The following is adapted from our upcoming book, The Material Life – Process Innovation for Retailers and Brands. Available for pre-order now!
Imagine a chef, midway through a busy day, suddenly deciding to use a rare ingredient for dinner service.
There is just one problem: it is not in the kitchen.
The chef can scramble to find it or send staff to search. Maybe they get exactly what they need. Maybe they overpay or get less than hoped for. Or they come back with nothing and end up right where they started.
Fun fact: for apparel brands, the process of creating product often ends up in a similar bind.
This “design-first” approach is common and not inherently wrong, but it creates challenges when the desired material is hard to source, has long lead times, or does not yet exist.
In our view, this approach has limits.
Leading with design can overburden the materials function and, by extension, vendor partners.
A contrarian approach, and a demonstrative example of process innovation, is to lead with materials first.
In this model, the materials team goes “shopping for groceries” in advance. Sourcing fabrics, colors, trims, and finishes to stock the pantry. The pantry (materials library) is then organized thoughtfully, from core materials to more innovative ones, with clear visibility into price, lead times, and other key data.
Designers then begin each season by designing into this curated, pre-organized library.

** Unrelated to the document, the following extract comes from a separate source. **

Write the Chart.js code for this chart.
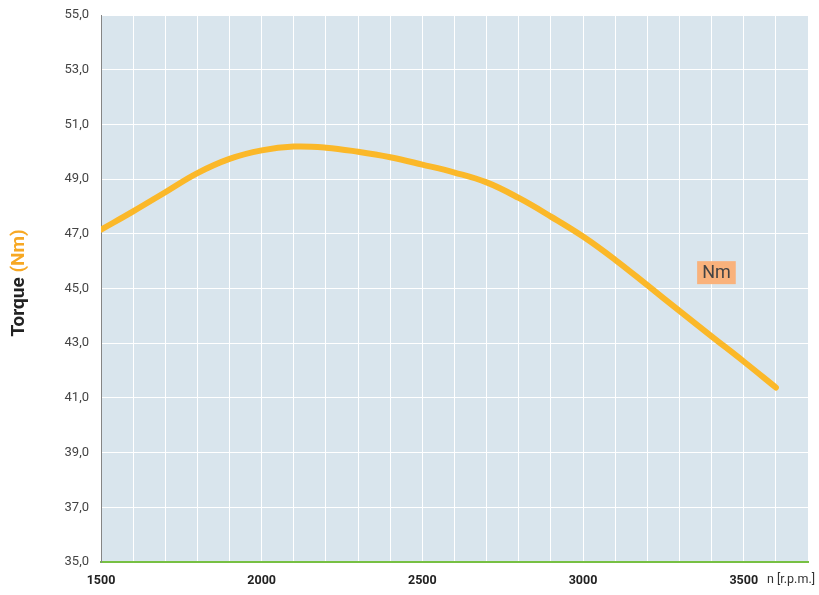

The upfront investment in materials and organization generates the benefit of accelerating the entire product development process.
Adopting a materials-first approach also demands a few complementary shifts:
- Vendor relationships must be prioritized for strategic value, not just lowest cost.
- The materials function must be empowered to provide more strategic input. (See a previous edition of the newsletter for an example of how Lululemon might be doing this.)
- A formal physical materials library must be built, ideally serving as the foundation for its digital counterpart.
- Material adoption rates must be tracked as a core metric, with clear accountability.
A materials-first model is also a prerequisite for brands that want a fast-track lane in their product creation calendar. Fast-tracking is especially useful for replenishing bestsellers or quickly responding to emerging trends, and it depends on having pre-positioned, in-stock fabrics in core colors.
In our experience, this kind of process innovation helps brands shorten development timelines, reduce overdevelopment, and free up time for higher-value work.
Not a bad outcome for being a little…materialistic.